Incidental activities are those prescribed as incidental to the core shipping activities.
Is there a limit on incidental activities being considered as relevant shipping income?
Yes. If profits from incidental activities exceed 0.25% of turnover from core activities, the excess is excluded from relevant shipping income and taxed under other provisions.
Can the Central Government modify what qualifies as a core activity?
Yes, the Central Government can exclude activities or prescribe limits via notification, which is subject to Parliamentary oversight.
What happens if a tonnage tax company operates a non-qualifying ship?
Income from non-qualifying ships is computed and taxed under general provisions, not under tonnage tax.
How are transfers of goods/services between tonnage tax and other businesses treated?
If goods or services are transferred at a value not matching market value, the income is recalculated as if transferred at market value.
How is ‘market value’ defined for such inter-business transfers?
Market value means the open market price the goods or services would ordinarily fetch.
What if calculating relevant shipping income as per transfer pricing presents difficulties?
The Assessing Officer can compute such income on a reasonable basis if the standard method is too complex.
How are excessive profits from related party transactions handled?
If business with related persons results in more than ordinary profits, the Assessing Officer will compute income on a reasonable basis as deemed to arise.
What if the tonnage tax business incurs a loss?
Any loss from relevant shipping income is ignored for the purpose of computing tonnage income.
How are shared costs between tonnage and other businesses treated?

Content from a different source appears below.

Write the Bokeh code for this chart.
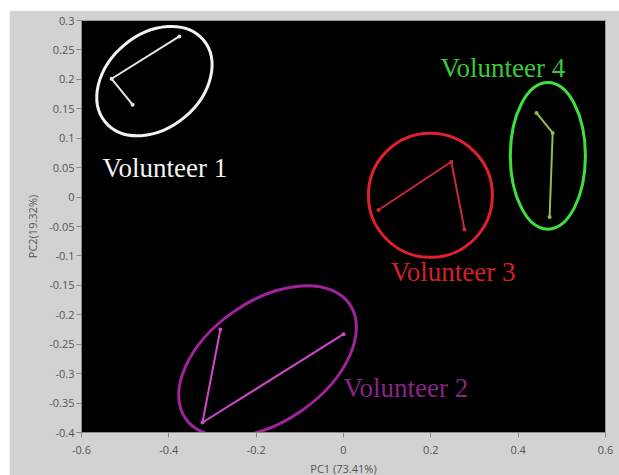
from bokeh.plotting import figure
from bokeh.models import FixedTicker, Range1d
from bokeh.core.properties import value
from bokeh.embed import file_html
from bokeh.resources import INLINE

# PCA scores per volunteer (PC1, PC2), joined in sample order
v1_pc1 = [-0.376, -0.531, -0.483]
v1_pc2 = [0.273, 0.201, 0.157]
v2_pc1 = [-0.282, -0.323, 0.000]
v2_pc2 = [-0.225, -0.383, -0.233]
v3_pc1 = [0.080, 0.247, 0.277]
v3_pc2 = [-0.022, 0.060, -0.055]
v4_pc1 = [0.442, 0.479, 0.472]
v4_pc2 = [0.143, 0.109, -0.034]

# cluster ellipses: centre, width, height (data units), tilt (degrees)
ell_x = [-0.433, -0.174, 0.199, 0.468]
ell_y = [0.197, -0.279, 0.003, 0.070]
ell_w = [0.293, 0.458, 0.284, 0.172]
ell_h = [0.160, 0.204, 0.211, 0.249]
ell_angle = [40, 35, 0, 0]

labels = ["Volunteer 1", "Volunteer 2", "Volunteer 3", "Volunteer 4"]
label_x = [-0.552, 0.0, 0.108, 0.222]
label_y = [0.049, -0.325, -0.128, 0.22]

x_ticks = [-0.6, -0.4, -0.2, 0.0, 0.2, 0.4, 0.6]
x_tick_labels = ["-0.6", "-0.4", "-0.2", "0", "0.2", "0.4", "0.6"]
y_ticks = [0.3, 0.25, 0.2, 0.15, 0.1, 0.05, 0.0, -0.05, -0.1, -0.15, -0.2,
           -0.25, -0.3, -0.35, -0.4]
y_tick_labels = ["0.3", "0.25", "0.2", "0.15", "0.1", "0.05", "0", "-0.05",
                 "-0.1", "-0.15", "-0.2", "-0.25", "-0.3", "-0.35", "-0.4"]

ellipse_colors = ["#f2f2f2", "#a0229c", "#e0202c", "#3ee03e"]
line_colors = ["#e4e4e4", "#d048c8", "#c8283c", "#98bc48"]
text_colors = ["#f4f4f4", "#8a2488", "#d4202a", "#3cc83c"]

# the panel runs a little past the bottom edge of the page, like a cropped screenshot
p = figure(width=610, height=475, output_backend="svg", toolbar_location=None,
           x_range=Range1d(-0.6, 0.6), y_range=Range1d(-0.4, 0.3),
           min_border_left=72, min_border_right=14, min_border_top=10,
           min_border_bottom=53, margin=(10, 0, 0, 9))
p.background_fill_color = "black"
p.border_fill_color = "#d2d2d2"
p.outline_line_color = "#9a9a9a"
p.grid.visible = False

p.xaxis.ticker = FixedTicker(ticks=x_ticks)
p.yaxis.ticker = FixedTicker(ticks=y_ticks)
p.xaxis.major_label_overrides = dict(zip(x_ticks, x_tick_labels))
p.yaxis.major_label_overrides = dict(zip(y_ticks, y_tick_labels))
p.xaxis.axis_label = "PC1 (73.41%)"
p.yaxis.axis_label = "PC2(19.32%)"
for ax in (p.xaxis, p.yaxis):
    ax.minor_tick_line_color = None
    ax.axis_line_color = "#8a8a8a"
    ax.major_tick_line_color = "#8a8a8a"
    ax.major_tick_out = 5
    ax.major_tick_in = 0
    ax.major_label_text_font = "Open Sans"
    ax.major_label_text_font_size = "11px"
    ax.major_label_text_color = "#555555"
    ax.axis_label_text_font = "Open Sans"
    ax.axis_label_text_font_size = "11px"
    ax.axis_label_text_font_style = "normal"
    ax.axis_label_text_color = "#555555"
p.xaxis.major_label_standoff = 8
p.yaxis.major_label_standoff = 2
p.xaxis.axis_label_standoff = 4
p.yaxis.axis_label_standoff = 6

series = [(v1_pc1, v1_pc2), (v2_pc1, v2_pc2), (v3_pc1, v3_pc2), (v4_pc1, v4_pc2)]
for i, (xs, ys) in enumerate(series):
    p.line(xs, ys, line_color=line_colors[i], line_width=2)
    p.scatter(xs, ys, size=4, fill_color=line_colors[i], line_color=None)

for i in range(4):
    p.ellipse(x=ell_x[i], y=ell_y[i], width=ell_w[i], height=ell_h[i],
              angle=ell_angle[i], angle_units="deg", fill_color=None,
              line_color=ellipse_colors[i], line_width=3)

p.text(x=label_x, y=label_y, text=labels, text_color=text_colors,
       text_font=value("Liberation Serif"), text_font_size="27px",
       text_align="left", text_baseline="middle")

open("out.html", "w").write(file_html(p, INLINE))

Common costs must be allocated to the tonnage tax business on a reasonable basis.
How is depreciation treated for assets not exclusively used for tonnage tax?
Depreciation is allocated between tonnage tax and other businesses proportionately based on usage, as determined by the Assessing Officer.
Are tonnage tax profits included in the company’s book profit under section 206?
No, book profit or loss from tonnage tax activities is excluded from book profit for Section 206 purposes.